Porém Christine Lagarde assumiu que os dados dizem para tirar o pé do travão das taxas, embora não se perceba se o crescimento económico e o emprego se manterão incólumes a estes dois anos de apertos. “A nossa trajetória de política ajudou a controlar a inflação, mas também enfraqueceu o crescimento económico. […] As taxas de juro subiram de forma constante e permaneceram elevadas, enquanto a economia estagnou durante cinco trimestres consecutivos. […] Este padrão é inevitável, quando os bancos centrais enfrentam choques que empurram a inflação e a produção em direções opostas”, [mas, desta vez], “os custos da desinflação foram contidos em comparação com episódios semelhantes no passado”, explanou Lagarde.
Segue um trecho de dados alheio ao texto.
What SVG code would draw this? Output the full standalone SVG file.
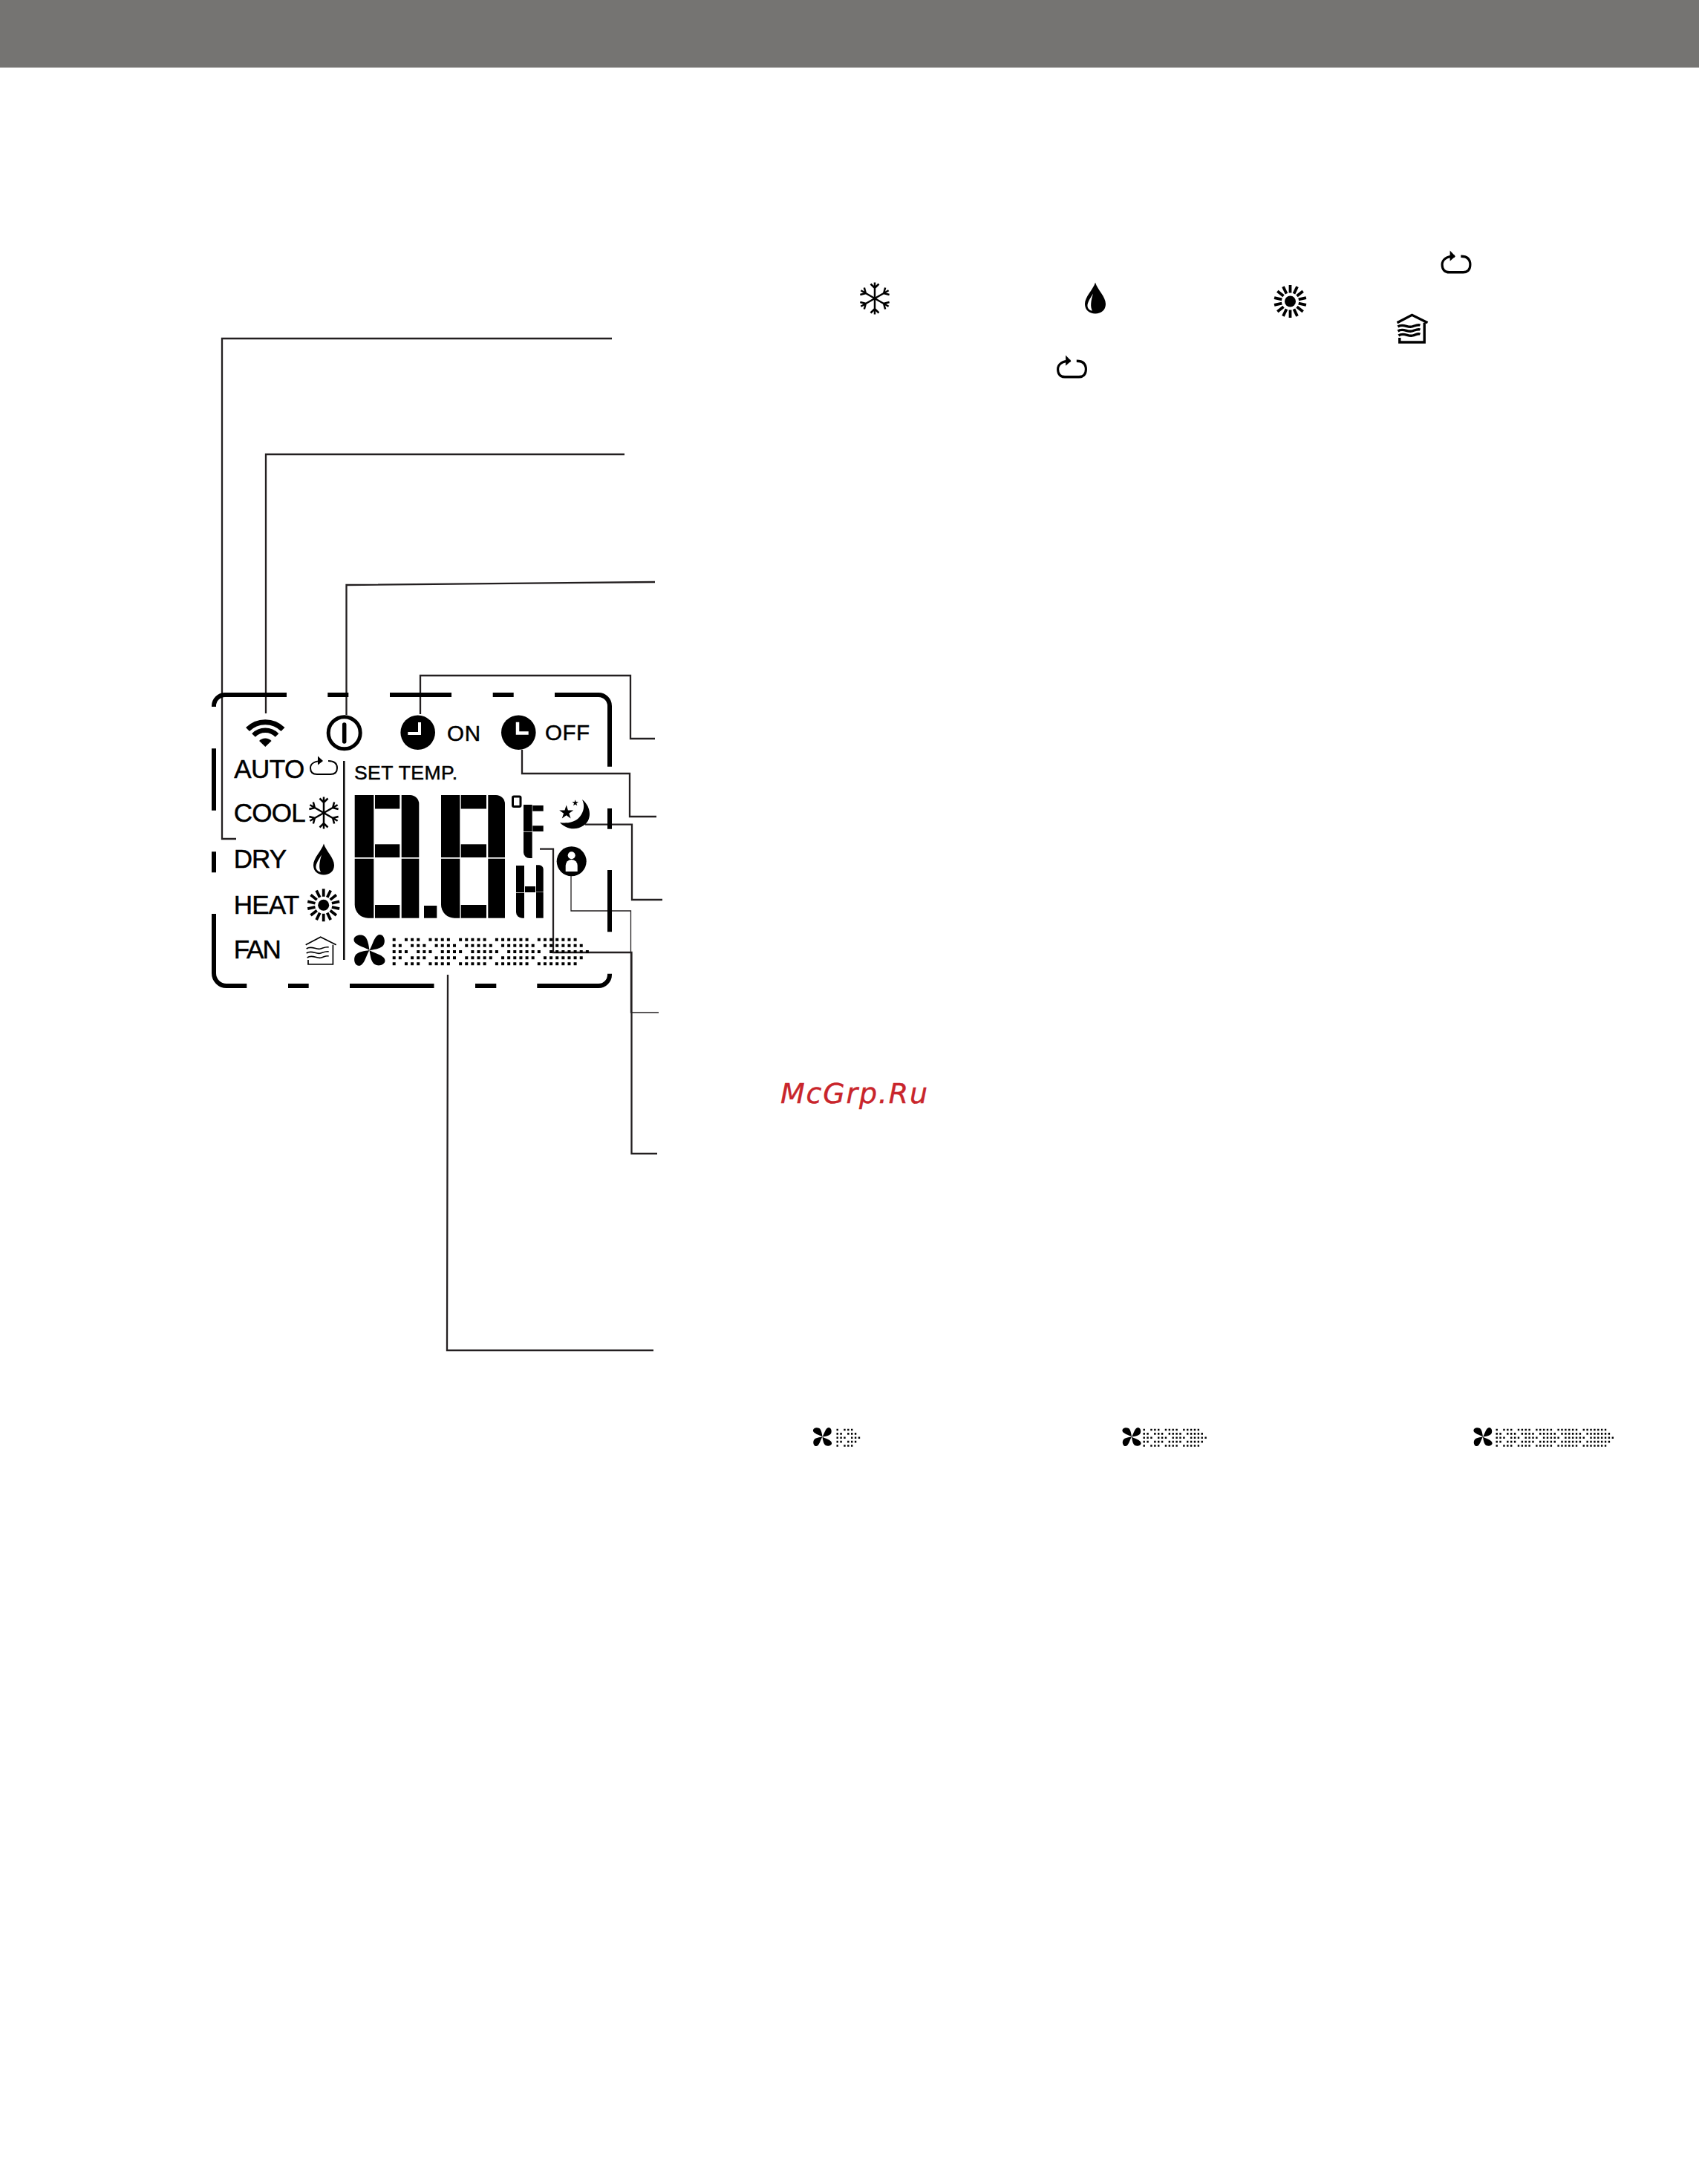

“Se olharmos para os ciclos históricos das taxas desde 1970, podemos ver que, quando os principais bancos centrais aumentavam as taxas de juro, enquanto os preços da energia estavam elevados, os custos para a economia eram geralmente bastante altos”, vincou. a também ex-ministra das Finanças de França, mostrando-se confiante, pois este ciclo não seguiu os padrões do passado, tendo a inflação atingido “um pico muito mais elevado do que durante as aterragens suaves anteriores”, mas abrandado “mais rapidamente”. Para já, o crescimento manteve-se no intervalo dos anteriores episódios de aterragem suave, “embora próximo do limite inferior desse intervalo” e o desempenho do mercado de trabalho tem sido “excecionalmente benigno”.

Apesar do abrandamento do Produto Interno Bruto (PIB), o emprego continuou a crescer (“mais 2,6 milhões de pessoas desde o final de 2022”) e o desemprego na Zona Euro “está em mínimos históricos”, indica Lagarde, considerando: [Assim], “a resiliência do mercado de trabalho é em si um reflexo da combinação invulgar de choques que atingiu a área do euro, com a escassez de mão-de-obra a levar as empresas a acumular mais mão-de-obra, e lucros mais elevados e salários reais mais baixos tornando-lhes mais fácil fazê-lo.”

Contudo, para a chefe do BCE, mercê das várias incertezas apontadas, levará tempo “até reunirmos dados suficientes, para termos a certeza de que os riscos de inflação acima do nosso objetivo já passaram”. Ou seja, o tempo será crucial para o BCE avaliar se pode continuar a descer juros, na sequência do que se começou em junho. Com efeito, “o mercado de trabalho forte significa que podemos reservar tempo para recolher novas informações, mas também precisamos de estar conscientes do facto de que as perspetivas de crescimento permanecem incertas” – diz a presidente da autoridade de política monetária da Zona Euro.

Enfim, continua a exigência de baixos salários, para que a finança não tenha prolemas.